Impacts of Sea Level Rise and Tidal Restoration on Groundwater Dynamics in the Herring River Watershed, Cape Cod, USA

Sea levels are expected to rise due to global climate change, leading to significant impacts on coastal systems. One of these impacts is the decrease in the depth to groundwater in shallow coastal aquifers. This decrease could result in changes to groundwater discharge, increased groundwater shoaling, and the loss of dry land due to groundwater emergence and inundation.  

In the past, many tidally influenced coastal drainage networks were diked and drained for human use. However, there is now growing interest in restoring these diked systems to their natural tidal conditions. Tidal restoration will change the surface water levels of estuaries, which will affect the underlying groundwater in ways similar to sea level rise but potentially more rapidly. 

The Herring River watershed in Cape Cod, MA, USA is currently undergoing a tidal restoration project.

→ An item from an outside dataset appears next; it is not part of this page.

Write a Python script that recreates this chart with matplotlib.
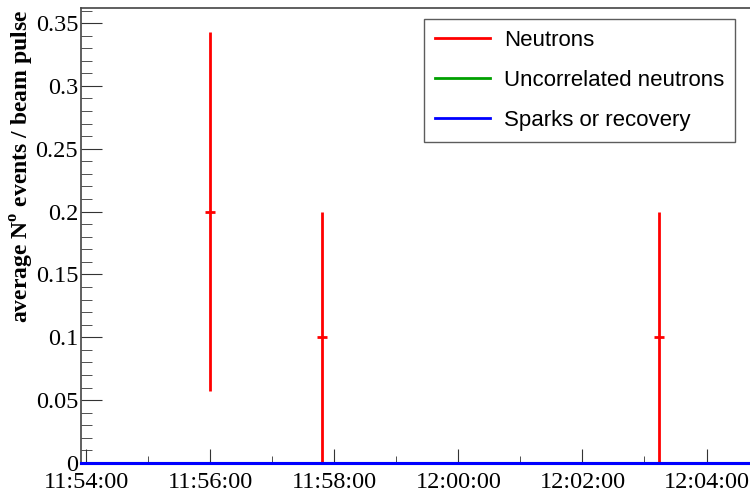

We have chosen the Herring River as a case study to determine how tidal restoration and sea level rise will change conditions in the surrounding shallow aquifer. To predict the changes in groundwater conditions due to tidal restoration and sea level rise, a MODFLOW 6 groundwater model was coupled with a DELFT3D hydrodynamic model. The hydrodynamic model provided surface water boundary conditions for the groundwater model. Sea level is expected to rise by approximately one meter by the year 2100. Therefore, the model was run for several sea level rise scenarios, including the current sea level and projected sea level rise of 0.6 meters and 0.9 meters, for tidally controlled and restored conditions.  

The preliminary results of the model indicate an increase in groundwater shoaling and emergence as sea level rises and restoration occurs. This shallowing of the water table may also lead to more overall groundwater discharge to the drainage network and coastal waters. If tidal control does not allow sufficient drainage, increased groundwater discharge may become impounded behind similar diked systems leading to more overall flooding than if tidal conditions were restored. Showing how groundwater emergence, shoaling, and discharge will change with sea level rise and tidal restoration can help coastal stakeholders decide which management practices are best implemented during restoration efforts.